The educated classes who might articulate these critiques are themselves products of the system they would need to challenge. Meanwhile, those in positions of power achieved them through the very mechanisms—reservations, populist politics, poverty alleviation schemes—that perpetuate mediocrity. It’s a perfectly self-reinforcing system, stable in its dysfunction.
The Game Theory of Governance
The fundamental issue returns to game theory and trust. In smaller, more homogeneous societies, people can afford to trust that short-term losses will yield long-term gains. They share enough cultural context to believe that today’s winners won’t permanently exclude today’s losers. This trust enables the kind of creative destruction that drives progress.

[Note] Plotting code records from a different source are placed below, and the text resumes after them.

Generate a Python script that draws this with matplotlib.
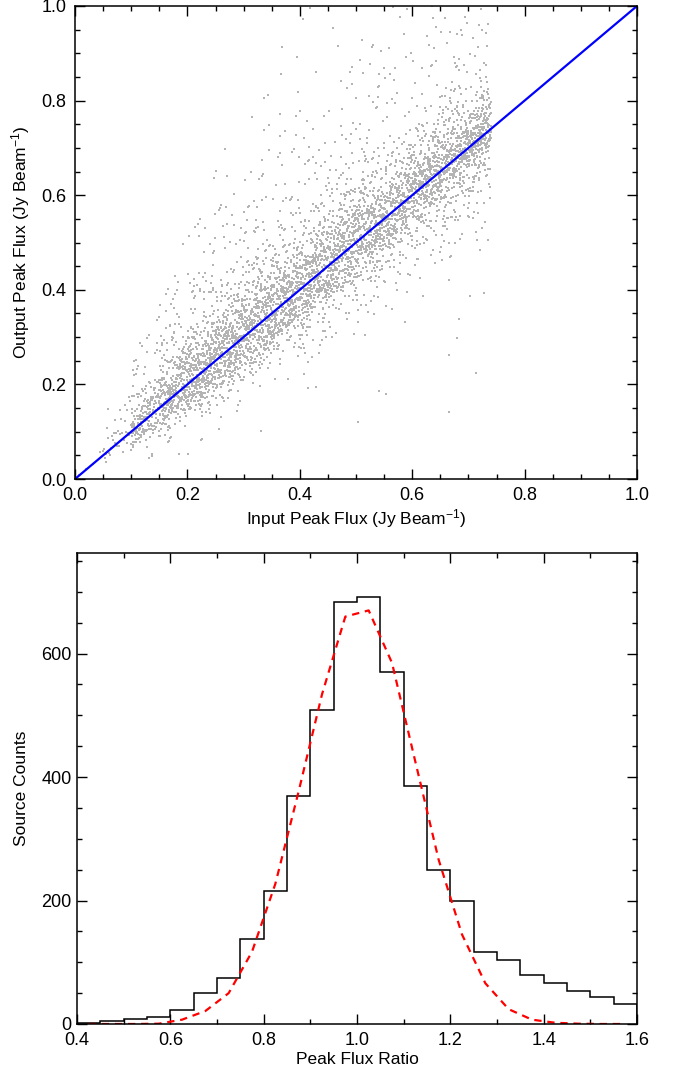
import numpy as np
import matplotlib
matplotlib.use('Agg')
import matplotlib.pyplot as plt
from matplotlib.ticker import MultipleLocator

plt.rcParams['font.family'] = ['Liberation Sans', 'DejaVu Sans']
plt.rcParams['mathtext.fontset'] = 'custom'
plt.rcParams['mathtext.rm'] = 'Liberation Sans'
plt.rcParams['mathtext.it'] = 'Liberation Sans:italic'

# peak flux ratio (output / input) histogram, 0.05 wide bins from 0.4 to 1.6
ratio_edges = np.round(np.arange(0.40, 1.6001, 0.05), 2)
ratio_counts = [2, 5, 8, 11, 23, 50, 75, 137, 216, 370, 509, 683,
                692, 570, 385, 250, 200, 116, 104, 79, 66, 54, 43, 32]
# gaussian fit, sampled at the bin centres
fit_counts = [0, 0, 0, 0.5, 7, 21, 50, 117, 227, 377, 534, 660,
              670, 585, 425, 266, 145, 66, 24, 7, 2, 0.5, 0, 0]

# ratios outside the plotted range (only visible in the scatter)
tail_edges = [1.6, 1.8, 2.0, 2.5, 3.0, 4.0, 6.0]
tail_counts = [95, 70, 80, 40, 25, 10]
low_edges = [0.2, 0.3, 0.4]
low_counts = [4, 10]

# injected (input) peak flux distribution
input_edges = [0.00, 0.05, 0.10, 0.15, 0.20, 0.25, 0.30, 0.35,
               0.40, 0.45, 0.50, 0.55, 0.60, 0.65, 0.70, 0.74]
input_counts = [4, 40, 210, 340, 410, 410, 410, 400, 400,
                390, 390, 390, 395, 405, 355]


def spread(edges, counts):
    vals = []
    for lo, hi, n in zip(edges[:-1], edges[1:], counts):
        n = int(n)
        vals.append(lo + (np.arange(n) + 0.5) / n * (hi - lo))
    return np.concatenate(vals)


ratios = np.concatenate([spread(low_edges, low_counts),
                         spread(ratio_edges, ratio_counts),
                         spread(tail_edges, tail_counts)])
inputs = spread(input_edges, input_counts)
n = min(len(ratios), len(inputs))
ratios, inputs = ratios[:n], inputs[:n]

# pair sources: faint inputs tend to get the larger deviations
phi = (np.sqrt(5) - 1) / 2
idx = np.arange(n)
in_rank = np.argsort(np.argsort(inputs)) / n
dev_rank = np.argsort(np.argsort(np.abs(np.log(ratios)))) / n
mix = 0.4
key_in = mix * (1 - in_rank) + (1 - mix) * ((idx * phi) % 1)
key_r = mix * dev_rank + (1 - mix) * ((idx * np.sqrt(2)) % 1)
x_in = inputs[np.argsort(key_in)]
r_out = ratios[np.argsort(key_r)]
y_out = x_in * r_out

fig = plt.figure(figsize=(6.75, 10.75), dpi=100)
ax1 = fig.add_axes([75 / 675, 1 - 479 / 1075, 562 / 675, 473 / 1075])
ax2 = fig.add_axes([77 / 675, 1 - 1024 / 1075, 560 / 675, 471 / 1075])

ax1.scatter(x_in, y_out, s=2.4, marker='s', color='#b4b4b4', linewidths=0)
ax1.plot([0, 1], [0, 1], color='blue', lw=1.6)
ax1.set_xlim(0, 1)
ax1.set_ylim(0, 1)
ax1.xaxis.set_major_locator(MultipleLocator(0.2))
ax1.xaxis.set_minor_locator(MultipleLocator(0.05))
ax1.yaxis.set_major_locator(MultipleLocator(0.2))
ax1.yaxis.set_minor_locator(MultipleLocator(0.05))
ax1.set_xlabel('Input Peak Flux (Jy Beam$^{-1}$)', fontsize=12.5, labelpad=2)
ax1.set_ylabel('Output Peak Flux (Jy Beam$^{-1}$)', fontsize=12.5, labelpad=7)

ax2.stairs(ratio_counts, ratio_edges, color='black', lw=1.1)
centres = (ratio_edges[:-1] + ratio_edges[1:]) / 2
ax2.plot(centres, fit_counts, color='red', lw=1.6, dashes=(3.3, 2.6))
ax2.set_xlim(0.4, 1.6)
ax2.set_ylim(0, 763)
ax2.xaxis.set_major_locator(MultipleLocator(0.2))
ax2.xaxis.set_minor_locator(MultipleLocator(0.1))
ax2.yaxis.set_major_locator(MultipleLocator(200))
ax2.yaxis.set_minor_locator(MultipleLocator(50))
ax2.set_xlabel('Peak Flux Ratio', fontsize=12.5, labelpad=2)
ax2.set_ylabel('Source Counts', fontsize=12.5, labelpad=9)

for ax in (ax1, ax2):
    ax.tick_params(which='both', direction='in', top=True, right=True,
                   labelsize=13, width=1.0, pad=6)
    ax.tick_params(which='major', length=7.5)
    ax.tick_params(which='minor', length=3.8)
    for sp in ax.spines.values():
        sp.set_linewidth(1.1)
ax2.tick_params(axis='y', pad=4)

fig.savefig('out.png', dpi=100)
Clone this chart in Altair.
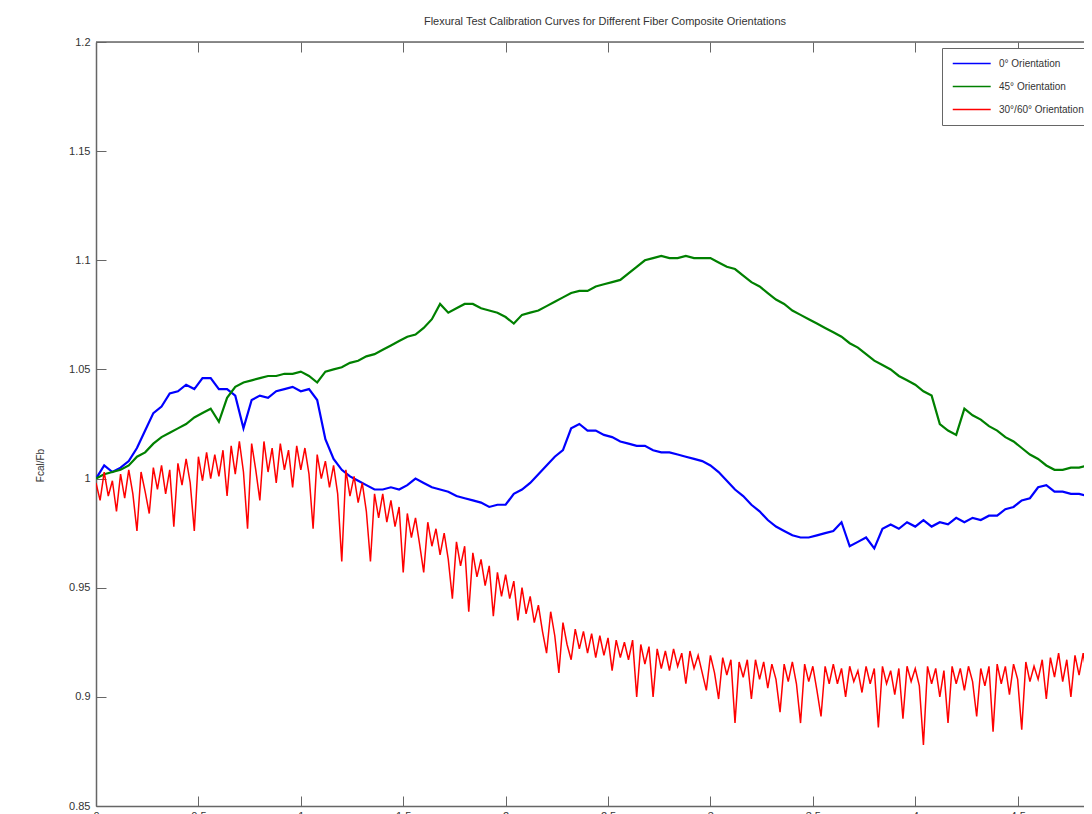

In massive, diverse democracies, this trust evaporates. Every group fears that ceding ground means permanent marginalization. The result is a governance system focused on preventing loss rather than enabling gain. Everyone gets something, but no one gets enough to matter. The economy becomes a series of poverty alleviation schemes rather than wealth creation engines.
Conclusion: The Limits of Democratic Scale
The evidence suggests that democracy, as currently conceived, may have natural limits of scale. Beyond a certain population size and diversity threshold, the mechanisms that make democracy function—compromise, consensus, shared identity—begin to break down. The system doesn’t collapse dramatically; instead, it ossifies into a form of competitive stagnation where various groups fight over slices of a pie that never grows.
The solution, if one exists, likely requires reconceptualizing democracy itself. Perhaps massive nations need different governance models—more federalized, more varied, less insistent on universal accommodation. Or perhaps the age of billion-person nations is itself an anomaly, unsustainable in a democratic age.
What’s certain is that the current trajectory—where elite institutions become poverty alleviation schemes, where accommodation prevents action, where equality of outcome supersedes excellence—leads nowhere productive. Until societies can have honest conversations about hierarchy, excellence, and the limits of egalitarianism, they will remain trapped in cycles of ambitious mediocrity, forever planning transformations they lack the social structure to achieve.